My first attempts was using 3D linear filtering, but it turns out that the accuracy suffered too much.

So I have converted my kernel to perfrom 8 texture lookups (corners of the cube) using POINT filtering, and
them I perform the standard bilinear interpolation in the kernel.

Unfortunately this reduces the bandwidth of my kernel from about 700M pixels per second to more like 250 Mpp.

Any thoughts how to better this?
I am unsure whether the computation of the texture lookups is responsible for the slowdown. My guess would be the memory accesses.

thx in advance.

Dittoaway · December 1, 2010, 8:35pm

I’m not clear on what you’re doing.
Texture interpolation IS (quantized) linear so going from software interpolation to hardware interpolation won’t help accuracy.
What do you mean by texture lookups?
You’re not using a 3D texture?
Bilinear? That’s 2D.

dneckels · December 1, 2010, 10:01pm

Let me break it down:

hardware linear texture filtering for (my) geographic grids is too inaccurate, but very fast.
linear filtering manually in the shader works (accuracy wise), but slows things down unfavorably.
Any ideas what to do? Is 2) the optimal solution or is there something better?

In 2) I am using (nearest neighbor) texture lookups in the hope of getting help from the memory cache.
I am using tex3D, as my texture is 3D.
Okay, not bilinear but, technically 3 dimensional linear langrangian tensor product interpolation.

And, ok, I admit what I am really asking is whether bending over backwards to implement a kernel that prefetches shared memory is likely to buy me a good speedup…
And open to any ideas I hadn’t thought about…

fna · December 1, 2010, 11:16pm

A fast 3D spline interpolation based on linear interpolation lookups can be used to be more accurate.
And here’s a pretty sweet package for it as well.

http://www.dannyruijters.nl/cubicinterpolation/

shawkie · December 2, 2010, 1:12am

Its hard to predict whether prefetching to shared memory will be faster or not. From a bandwidth point of view it should be a big win. The throughput of the texture units is only a fraction of the global memory bandwidth if you only have a few bytes per texel (although its not so bad if you have say a float4 per texel). The downside is that you would have to manage the caching/prefetching and that will probably cost you in instructions and registers.

If you can target Fermi then you can just read directly from global memory and rely on the L1 and L2 caches. You would probably want to use an appropriate layout for your data (some kind of 3D z-curve).
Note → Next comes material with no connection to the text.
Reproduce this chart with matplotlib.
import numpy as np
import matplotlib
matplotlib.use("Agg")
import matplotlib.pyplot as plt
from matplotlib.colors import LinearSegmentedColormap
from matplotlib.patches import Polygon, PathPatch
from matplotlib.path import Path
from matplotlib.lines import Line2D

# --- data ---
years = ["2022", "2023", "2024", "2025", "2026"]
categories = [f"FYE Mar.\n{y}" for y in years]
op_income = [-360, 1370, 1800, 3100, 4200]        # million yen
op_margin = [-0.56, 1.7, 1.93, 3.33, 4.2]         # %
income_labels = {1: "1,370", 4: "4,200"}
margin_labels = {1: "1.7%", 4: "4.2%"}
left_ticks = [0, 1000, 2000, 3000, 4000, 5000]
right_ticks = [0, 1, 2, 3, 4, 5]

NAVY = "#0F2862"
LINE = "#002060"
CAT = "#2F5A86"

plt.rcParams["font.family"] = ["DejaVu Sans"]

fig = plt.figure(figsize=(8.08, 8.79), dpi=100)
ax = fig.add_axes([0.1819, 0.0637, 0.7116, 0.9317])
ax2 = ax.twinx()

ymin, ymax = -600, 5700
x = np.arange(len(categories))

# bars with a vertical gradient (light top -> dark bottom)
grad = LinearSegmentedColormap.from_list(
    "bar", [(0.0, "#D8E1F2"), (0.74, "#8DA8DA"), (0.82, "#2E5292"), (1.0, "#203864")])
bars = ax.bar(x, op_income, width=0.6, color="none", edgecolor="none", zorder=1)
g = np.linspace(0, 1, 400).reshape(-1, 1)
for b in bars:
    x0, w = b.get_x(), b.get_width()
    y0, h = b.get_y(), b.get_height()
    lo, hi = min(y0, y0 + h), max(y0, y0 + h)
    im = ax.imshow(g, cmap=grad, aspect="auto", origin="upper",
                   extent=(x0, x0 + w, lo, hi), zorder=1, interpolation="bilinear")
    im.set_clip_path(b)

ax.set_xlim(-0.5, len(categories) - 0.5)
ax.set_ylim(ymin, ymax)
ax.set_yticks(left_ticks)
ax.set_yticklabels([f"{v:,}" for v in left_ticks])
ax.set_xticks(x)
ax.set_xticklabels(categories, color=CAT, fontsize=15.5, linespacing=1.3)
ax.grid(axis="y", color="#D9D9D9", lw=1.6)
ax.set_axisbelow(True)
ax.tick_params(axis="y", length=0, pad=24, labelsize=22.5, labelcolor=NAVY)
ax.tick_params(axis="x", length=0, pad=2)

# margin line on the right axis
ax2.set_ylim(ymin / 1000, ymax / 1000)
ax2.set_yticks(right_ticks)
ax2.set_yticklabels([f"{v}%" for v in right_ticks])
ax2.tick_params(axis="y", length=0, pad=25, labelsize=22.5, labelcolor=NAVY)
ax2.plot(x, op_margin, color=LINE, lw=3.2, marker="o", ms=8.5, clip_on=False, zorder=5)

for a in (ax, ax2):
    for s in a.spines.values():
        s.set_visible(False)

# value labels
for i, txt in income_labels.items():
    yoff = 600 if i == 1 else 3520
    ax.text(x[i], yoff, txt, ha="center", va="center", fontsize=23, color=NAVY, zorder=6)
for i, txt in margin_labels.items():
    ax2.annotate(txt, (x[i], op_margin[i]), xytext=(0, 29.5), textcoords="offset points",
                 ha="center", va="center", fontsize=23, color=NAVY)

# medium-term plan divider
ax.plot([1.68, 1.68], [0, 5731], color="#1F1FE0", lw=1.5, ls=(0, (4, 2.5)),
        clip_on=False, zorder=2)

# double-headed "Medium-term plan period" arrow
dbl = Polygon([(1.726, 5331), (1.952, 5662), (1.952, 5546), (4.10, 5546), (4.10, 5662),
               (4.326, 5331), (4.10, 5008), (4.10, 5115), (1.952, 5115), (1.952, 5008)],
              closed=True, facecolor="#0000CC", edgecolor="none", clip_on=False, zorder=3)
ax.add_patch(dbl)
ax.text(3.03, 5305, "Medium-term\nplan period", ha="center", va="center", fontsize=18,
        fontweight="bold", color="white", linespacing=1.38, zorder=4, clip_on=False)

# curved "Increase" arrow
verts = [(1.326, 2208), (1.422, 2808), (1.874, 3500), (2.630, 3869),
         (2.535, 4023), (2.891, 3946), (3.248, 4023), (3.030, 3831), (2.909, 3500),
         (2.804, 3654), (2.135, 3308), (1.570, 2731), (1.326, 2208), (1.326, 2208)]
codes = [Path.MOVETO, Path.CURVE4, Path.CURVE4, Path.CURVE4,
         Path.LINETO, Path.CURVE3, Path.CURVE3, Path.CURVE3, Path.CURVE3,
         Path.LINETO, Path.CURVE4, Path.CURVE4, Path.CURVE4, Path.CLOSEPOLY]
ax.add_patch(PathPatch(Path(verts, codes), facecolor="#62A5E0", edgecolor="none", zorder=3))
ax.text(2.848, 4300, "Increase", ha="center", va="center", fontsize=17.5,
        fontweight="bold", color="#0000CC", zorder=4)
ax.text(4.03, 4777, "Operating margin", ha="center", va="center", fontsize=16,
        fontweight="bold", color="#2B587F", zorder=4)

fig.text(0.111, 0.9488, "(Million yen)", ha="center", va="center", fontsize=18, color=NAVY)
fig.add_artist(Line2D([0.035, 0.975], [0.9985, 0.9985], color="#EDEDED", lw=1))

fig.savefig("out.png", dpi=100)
This should be much faster than using nearest neighbour texture lookups.

One other tip is that in HLSL (but not CUDA as far as I know) there is an instruction that fetches all 4 texels of a neigbourhood from a 2D image in a single sampling operation. I belive this is designed for exactly what you are trying to do (although only in 2D). Maybe some kind of DirectX interop would work for you.

dneckels · December 2, 2010, 3:56pm

Thanks a lot, shawkie for your ideas.

Interesting points on texture bandwidth.

And thanks fna, I think I understand what you suggest. My final approach is similar in its idea, I think:

I stumbled on a counterintuitive solution that brought back most of my throughput:

At the beginning of the kernel I perform the expensive self-filtered texture lookups and interpolations at the four corners of the geography that corresponds to my block. I store the results in shared memory.
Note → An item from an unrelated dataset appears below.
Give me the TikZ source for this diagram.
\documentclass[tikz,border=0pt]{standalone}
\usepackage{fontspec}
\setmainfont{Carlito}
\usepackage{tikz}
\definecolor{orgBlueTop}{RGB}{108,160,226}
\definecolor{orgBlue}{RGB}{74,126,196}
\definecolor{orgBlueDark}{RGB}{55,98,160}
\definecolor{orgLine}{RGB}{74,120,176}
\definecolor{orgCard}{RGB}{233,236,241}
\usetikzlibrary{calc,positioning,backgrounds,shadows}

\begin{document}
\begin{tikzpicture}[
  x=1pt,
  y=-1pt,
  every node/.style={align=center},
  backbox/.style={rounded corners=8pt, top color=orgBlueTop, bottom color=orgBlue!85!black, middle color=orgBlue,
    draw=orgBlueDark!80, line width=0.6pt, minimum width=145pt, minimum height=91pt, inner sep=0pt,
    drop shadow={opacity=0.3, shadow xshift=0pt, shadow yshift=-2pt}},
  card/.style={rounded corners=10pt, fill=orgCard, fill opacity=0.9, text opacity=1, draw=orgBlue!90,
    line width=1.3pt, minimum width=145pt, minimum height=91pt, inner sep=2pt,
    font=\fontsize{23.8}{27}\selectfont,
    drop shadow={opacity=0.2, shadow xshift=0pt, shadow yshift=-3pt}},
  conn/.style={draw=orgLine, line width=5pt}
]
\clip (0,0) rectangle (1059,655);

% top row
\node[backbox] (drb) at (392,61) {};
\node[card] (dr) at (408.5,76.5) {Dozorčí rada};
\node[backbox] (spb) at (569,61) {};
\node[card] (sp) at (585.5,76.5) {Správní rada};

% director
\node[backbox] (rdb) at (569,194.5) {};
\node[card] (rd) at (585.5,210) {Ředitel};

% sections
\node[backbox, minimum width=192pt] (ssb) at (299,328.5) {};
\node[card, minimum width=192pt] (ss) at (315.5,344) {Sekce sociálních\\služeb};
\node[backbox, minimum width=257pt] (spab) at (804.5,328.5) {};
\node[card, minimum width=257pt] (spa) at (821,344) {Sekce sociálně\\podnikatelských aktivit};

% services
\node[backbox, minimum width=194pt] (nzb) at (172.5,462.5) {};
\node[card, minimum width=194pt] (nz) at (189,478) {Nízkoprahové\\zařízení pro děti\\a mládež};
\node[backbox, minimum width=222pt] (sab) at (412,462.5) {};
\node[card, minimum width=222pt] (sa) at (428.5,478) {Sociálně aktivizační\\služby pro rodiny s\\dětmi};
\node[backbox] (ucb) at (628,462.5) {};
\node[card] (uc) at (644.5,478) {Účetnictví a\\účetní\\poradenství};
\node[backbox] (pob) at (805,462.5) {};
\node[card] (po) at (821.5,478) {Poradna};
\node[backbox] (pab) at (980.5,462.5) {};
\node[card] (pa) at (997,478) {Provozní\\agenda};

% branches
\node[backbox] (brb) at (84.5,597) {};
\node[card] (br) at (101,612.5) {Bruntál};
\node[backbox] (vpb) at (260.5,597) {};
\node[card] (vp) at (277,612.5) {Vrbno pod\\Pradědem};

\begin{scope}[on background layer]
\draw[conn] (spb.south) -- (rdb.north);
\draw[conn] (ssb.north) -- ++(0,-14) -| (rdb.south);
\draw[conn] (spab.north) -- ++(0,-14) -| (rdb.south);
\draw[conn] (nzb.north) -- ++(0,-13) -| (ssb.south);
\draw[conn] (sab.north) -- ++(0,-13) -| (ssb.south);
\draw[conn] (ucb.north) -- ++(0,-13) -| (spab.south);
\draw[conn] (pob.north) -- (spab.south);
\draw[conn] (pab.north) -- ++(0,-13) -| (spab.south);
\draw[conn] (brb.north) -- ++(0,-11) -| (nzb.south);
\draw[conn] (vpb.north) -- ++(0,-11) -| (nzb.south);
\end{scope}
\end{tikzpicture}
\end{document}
After sync’ing up, in the kernel I now perform arithmetic linear interpolation at each point using the corner posts.
Its the same amount of computation (more, actually), but close to mathematically equivalent to interpolating at each point.
But the number of texture lookups is far less.
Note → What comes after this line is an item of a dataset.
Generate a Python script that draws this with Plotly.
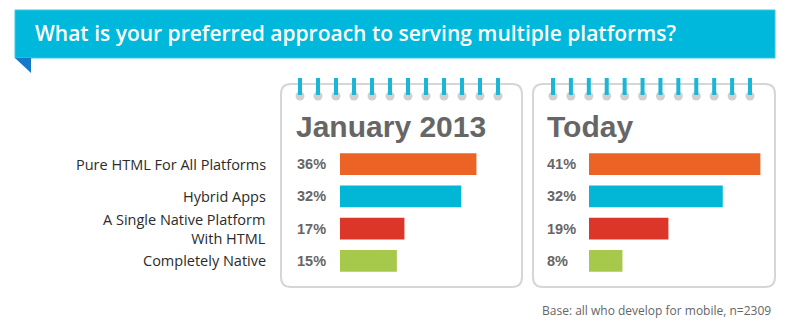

I guess the thing I am using here is that I know my geographic grid is much coarser than the size of my block, so my block will be mostly within a cell. For blocks on cell boundaries I will get a slightly different result than the full interpolation (I could be cutting a corner), but likely it will work well enough!!

Simon_Green · December 3, 2010, 5:29pm

This will be supported in CUDA soon (in fact if you search in the 3.2 “texture_fetch_functions.h” for tex2Dgather() it’s already there).

dneckels · December 3, 2010, 7:59pm

I am assuming that the bandwidth for this is faster than the separate lookups?

I do see the functions. But, of course, I would need the 3D counterparts. Are these planned?

-Thanks

shawkie · December 4, 2010, 1:43pm

My understanding is that you get the four neighbours for the price of one lookup instead of four. My guess is that we won’t see 3D versions because of the amount of data that would have to be returned (up to 4 components from 8 different voxels - I don’t think so somehow). But my guess is that you’d probably get some decent results using a stack of 2D images.

It’s very interesting to hear that this feature is coming to CUDA. I wonder if there might be some other texturing improvements on the way too…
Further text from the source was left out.